The Hiptmair-Xu preconditioner is a popular solver for computing discrete H(curl) and H(div) problems on Euclidean domains. In this talk, I will extend the HX preconditioning to hypersurfaces and present user-friendly preconditioners on unstructured triangulated surfaces. In addition, I will describe a new iterative solver for computing discrete harmonic vector fields on Euclidean domains as well as surfaces.

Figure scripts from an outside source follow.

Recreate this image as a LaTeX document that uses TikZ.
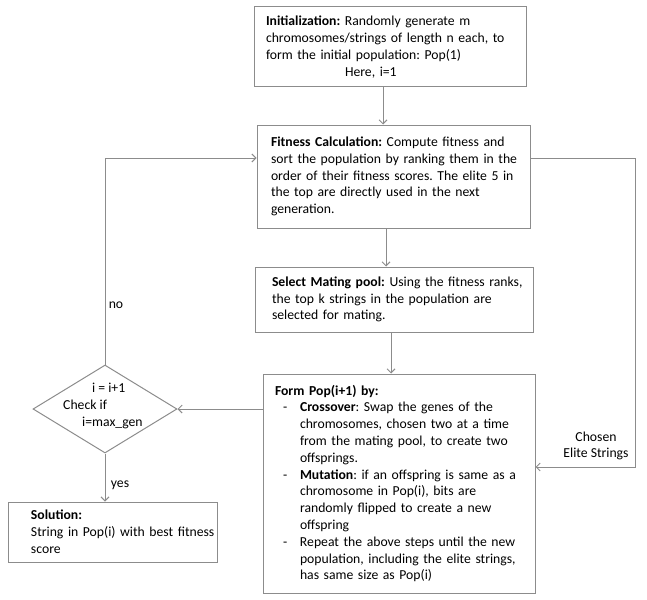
\documentclass[tikz,border=0pt]{standalone}
\usepackage{fontspec}
\setmainfont{Carlito}
\usetikzlibrary{arrows.meta,shapes.geometric}
\definecolor{lc}{RGB}{140,140,140}
\newcommand\bitem{\makebox[25pt][l]{\hspace*{8pt}-}}
\newcommand\bcont{\hspace*{25pt}}
\frenchspacing
\begin{document}
\begin{tikzpicture}[x=1pt,y=-1pt,
  every node/.style={font=\fontsize{13.7}{16.8}\selectfont\frenchspacing, text=black},
  box/.style={draw=lc, line width=1pt, inner sep=0pt, align=left},
  arr/.style={draw=lc, line width=1pt, -{Straight Barb[length=4pt,width=8pt]}},
  ln/.style={draw=lc, line width=1pt},
  lbl/.style={inner sep=0pt}]
\useasboundingbox (0,0) rectangle (647,599);
\node[box, text width=272pt, minimum height=80pt] (init) at (390,47)
 {\leftskip=12pt\textbf{Initialization:} Randomly generate m\\
  chromosomes/strings of length n each, to\\
  form the initial population: Pop(1)\\
  \hspace*{79pt}Here, i=1\par};
\node[box, text width=273pt, minimum height=103pt] (fit) at (393.5,176.5)
 {\leftskip=14pt\textbf{Fitness Calculation:} Compute fitness and\\
  sort the population by ranking them in the\\
  order of their fitness scores. The elite 5 in\\
  the top are directly used in the next\\
  generation.\par};
\node[box, text width=278pt, minimum height=65pt] (mate) at (394,299.5)
 {\leftskip=17pt\textbf{Select Mating pool:} Using the fitness ranks,\\
  the top k strings in the population are\\
  selected for mating.\par};
\node[box, text width=272pt, minimum height=219pt] (form) at (399,483.5)
 {\leftskip=12pt\textbf{Form Pop(i+1) by:}\\
  \bitem\textbf{Crossover}: Swap the genes of the\\
  \bcont chromosomes, chosen two at a time\\
  \bcont from the mating pool, to create two\\
  \bcont offsprings.\\
  \bitem\textbf{Mutation}: if an offspring is same as a\\
  \bcont chromosome in Pop(i), bits are\\
  \bcont randomly flipped to create a new\\
  \bcont offspring\\
  \bitem Repeat the above steps until the new\\
  \bcont population, including the elite strings,\\
  \bcont has same size as Pop(i)\par};
\node[box, text width=209pt, minimum height=60pt] (sol) at (112.5,532)
 {\leftskip=23pt\textbf{Solution:}\\
  String in Pop(i) with best fitness\\
  score\par};
\node[draw=lc, line width=1pt, diamond, inner sep=0pt, minimum width=144pt, minimum height=88pt] (dia) at (105,409) {};
\node[lbl, anchor=west, align=left] (dtext) at (63,406)
 {\hspace*{29pt}i = i+1\\ Check if\\ \hspace*{19pt}i=max\_gen};
\node[lbl] (no) at (116,305) {no};
\node[lbl] (yes) at (120,485) {yes};
\node[lbl, align=center] (elite) at (596,446) {Chosen\\Elite Strings};
\coordinate (rc) at (635,300);
\draw[arr] ([xshift=-7pt]init.south) -- ([xshift=-7pt]init.south |- fit.north);
\draw[arr] ([xshift=-7.5pt]fit.south) -- ([xshift=-7.5pt]fit.south |- mate.north);
\draw[arr] ([xshift=-3pt]mate.south) -- ([xshift=-3pt]mate.south |- form.north);
\draw[arr] (form.west |- dia.east) -- (dia.east);
\draw[arr] (dia.north) |- ([yshift=18.5pt]fit.west);
\draw[arr] ([yshift=18.5pt]fit.east) -| (rc) |- ([yshift=16.5pt]form.east);
\draw[arr] (dia.south) -- (dia.south |- sol.north);
\end{tikzpicture}
\end{document}
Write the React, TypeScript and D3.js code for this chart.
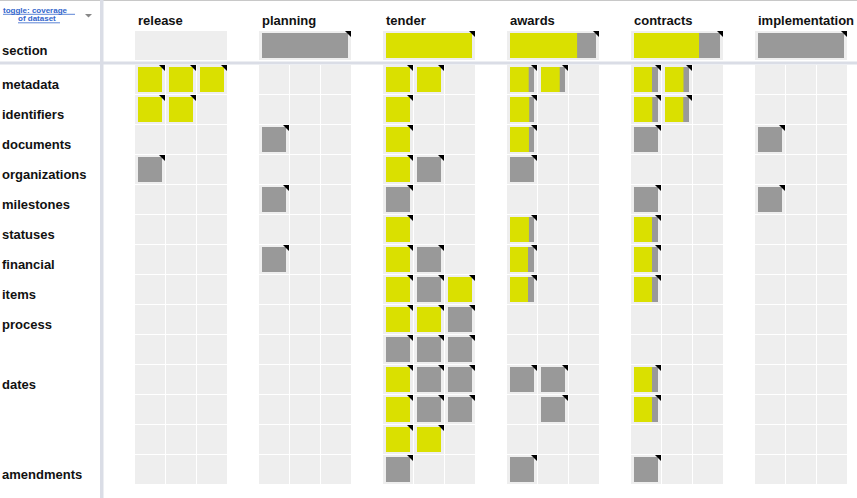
import React from "react";
import * as d3 from "d3";

const N = null;

const sections = ["release", "planning", "tender", "awards", "contracts", "implementation"];
const rowLabels = [
  "metadata", "identifiers", "documents", "organizations", "milestones", "statuses",
  "financial", "items", "process", "", "dates", "", "", "amendments",
];
const headerCoverage: (number | null)[] = [N, 0, 1, 0.78, 0.756, 0];

const releaseCells = [
  [1, 1, 1], [1, 1, N], [N, N, N], [0, N, N], [N, N, N], [N, N, N], [N, N, N],
  [N, N, N], [N, N, N], [N, N, N], [N, N, N], [N, N, N], [N, N, N], [N, N, N],
];
const planningCells = [
  [N, N, N], [N, N, N], [0, N, N], [N, N, N], [0, N, N], [N, N, N], [0, N, N],
  [N, N, N], [N, N, N], [N, N, N], [N, N, N], [N, N, N], [N, N, N], [N, N, N],
];
const tenderCells = [
  [1, 1, N], [1, N, N], [1, N, N], [1, 0, N], [0, N, N], [1, N, N], [1, 0, N],
  [1, 0, 1], [1, 1, 0], [0, 0, 0], [1, 0, 0], [1, 0, 0], [1, 1, N], [0, N, N],
];
const awardsCells = [
  [0.78, 0.78, N], [0.8, N, N], [0.79, N, N], [0, N, N], [N, N, N], [0.79, N, N], [0.75, N, N],
  [0.75, N, N], [N, N, N], [N, N, N], [0, 0, N], [N, 0, N], [N, N, N], [0, N, N],
];
const contractsCells = [
  [0.75, 0.77, N], [0.76, 0.76, N], [0, N, N], [N, N, N], [0, N, N], [0.75, N, N], [0.75, N, N],
  [0.75, N, N], [N, N, N], [N, N, N], [0.75, N, N], [0.75, N, N], [N, N, N], [0, N, N],
];
const implementationCells = [
  [N, N, N], [N, N, N], [0, N, N], [N, N, N], [0, N, N], [N, N, N], [N, N, N],
  [N, N, N], [N, N, N], [N, N, N], [N, N, N], [N, N, N], [N, N, N], [N, N, N],
];

const cellsBySection = [releaseCells, planningCells, tenderCells, awardsCells, contractsCells, implementationCells];

const W = 857;
const H = 498;
const YELLOW = "#dae000";
const GRAY = "#999999";
const BG = "#eeeeee";
const SEP = "#dadde6";
const FONT = "'Liberation Sans', Arial, sans-serif";

const xSection = d3.scaleBand<string>().domain(sections).range([135, 135 + 124 * sections.length]);
const xCell = d3.scaleLinear().domain([0, 1]).range([0, 31]);
const yRow = d3.scaleBand<number>().domain(d3.range(rowLabels.length)).range([65, 65 + 30 * rowLabels.length]);
const cover = d3.scaleLinear().domain([0, 1]);

function Mark({ x, y, w, h, v }: { x: number; y: number; w: number; h: number; v: number }) {
  const mw = w - 6;
  const mh = h - 4;
  const yw = cover.range([0, mw])(v);
  return (
    <g>
      <rect x={x + 3} y={y + 2} width={mw} height={mh} fill={GRAY} />
      {yw > 0 && <rect x={x + 3} y={y + 2} width={yw} height={mh} fill={YELLOW} />}
      <path d={`M${x + w - 6},${y}L${x + w},${y}L${x + w},${y + 6}Z`} fill="#000" />
    </g>
  );
}

export default function App() {
  return (
    <div style={{ position: "fixed", left: 0, top: 0 }}>
      <svg width={W} height={H} style={{ display: "block", fontFamily: FONT }}>
        <rect x={0} y={0} width={W} height={H} fill="#fff" />
        <line x1={0} x2={W} y1={0.5} y2={0.5} stroke="#c8c8c8" strokeWidth={1} />
        <rect x={100} y={0} width={3.5} height={H} fill={SEP} />
        <rect x={0} y={61.5} width={W} height={3} fill={SEP} />

        {/* toggle */}
        <text x={3} y={12.5} fontSize={8} fontWeight="bold" fill="#3366cc" fontFamily={FONT}>toggle: coverage</text>
        <line x1={3} x2={75} y1={14.3} y2={14.3} stroke="#3366cc" strokeWidth={0.8} />
        <text x={18} y={21} fontSize={8} fontWeight="bold" fill="#3366cc" fontFamily={FONT}>of dataset</text>
        <line x1={18} x2={60} y1={22.8} y2={22.8} stroke="#3366cc" strokeWidth={0.8} />
        <path d="M85,14L92,14L88.5,17.5Z" fill="#888" />

        <text x={2} y={55} fontSize={13} fontWeight="bold" fill="#111">section</text>
        {rowLabels.map((l, i) => (
          <text key={i} x={2} y={(yRow(i) ?? 0) + 24} fontSize={13} fontWeight="bold" fill="#111">{l}</text>
        ))}

        {sections.map((s, si) => {
          const x0 = xSection(s) ?? 0;
          const hv = headerCoverage[si];
          const bw = xCell(3) - 1;
          return (
            <g key={s}>
              <text x={x0 + 3} y={25} fontSize={13} fontWeight="bold" fill="#111">{s}</text>
              <rect x={x0} y={31} width={bw} height={29} fill={BG} />
              {hv !== null && <Mark x={x0} y={31} w={bw} h={29} v={hv} />}
              {cellsBySection[si].map((row, ri) =>
                row.map((v, ci) => {
                  const cx = x0 + xCell(ci);
                  const cy = yRow(ri) ?? 0;
                  return (
                    <g key={`${ri}-${ci}`}>
                      <rect x={cx} y={cy} width={30} height={yRow.bandwidth() - 1} fill={BG} />
                      {v !== null && <Mark x={cx} y={cy} w={30} h={yRow.bandwidth() - 1} v={v} />}
                    </g>
                  );
                })
              )}
            </g>
          );
        })}
      </svg>
    </div>
  );
}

We propose a fourth-order cut-cell finite-volume method for solving the incompressible Navier-Stokes equations (INSE) with moving boundaries under the MARS framework. The moving boundary is embedded inside a static background Cartesian mesh and tracked by a fourth-order MARS method. Employing the Reynolds transport theorem，we integrate the GePUP formulation of INSE over each time-varying control volume that results from one or multiple fixed control volumes cut by the moving boundary. The integral of a spatial operator over a control volume is approximated by fitting a multivariate polynomial from cell averages over a set of nearby control volumes; this set is generated by coupling AI search algorithm, approximation theory, and group theory. Within each time step, we employ a geometric multigrid method to solve the linear systems with optimal complexity. We simulate the motion of incompressible fluids around an oscillating cylinder and propagation of internal waves in density-stratified flows; our numerical results confirm the fourth-order accuracy both in space and in time.

Breakfast is served daily between 7 and 9am in the Xianghu Lake National Tourist Resort

In this talk we will present a multi-domain model for water and ion transport in optic nerve. The main objective of our model is to investigate the roles of glial cells and perivascular space in potassium clearance under normal and pathological conditions.

An accurate and efficient numerical method has been proposed for degenerate interface problem with extreme conditions such as very big jump ratio, coefficient blow-up and geometric singularity interface. The schemes combine Puiseux series asymptotic technique with augmented and DNN technique to build semi-decoupling and decoupling high accuracy methods for the problem, respectively. Error estimates are obtained. Numerical examples confirm the theoretical analysis and efficiency of the method. We also apply this method for solving time dependent problems and 2D problems.

Clebsch maps offer a framework for representing velocity fields via scalar functions that encapsulate essential information about the flow. For example, closed integral curves of the vorticity field correspond to level sets of the vorticity Clebsch map, making these maps a valuable tool for visualisation and analysis in fluid dynamics. We propose a Clebsch-based method for the simulation of free-surface vortical flows, in which the fluid state is described by a quaternion-valued wave function evolving under the Euler equations with incompressibility constraints. To mitigate numerical instabilities near dynamic interfaces, we integrate a level-set method with a wave-function correction scheme and a wave-function extrapolation algorithm. This combination leverages the Clebsch wave function’s ability to represent complex vortical structures and the level-set method’s capacity for tracking interfacial dynamics, enabling the simulation of vortex-interface interactions with detailed free-surface features on a Cartesian grid. We demonstrate the robustness of the proposed method by simulating various free-surface flow phenomena, including horseshoe vortices, sink vortices, bubble rings, and free-surface wake vortices.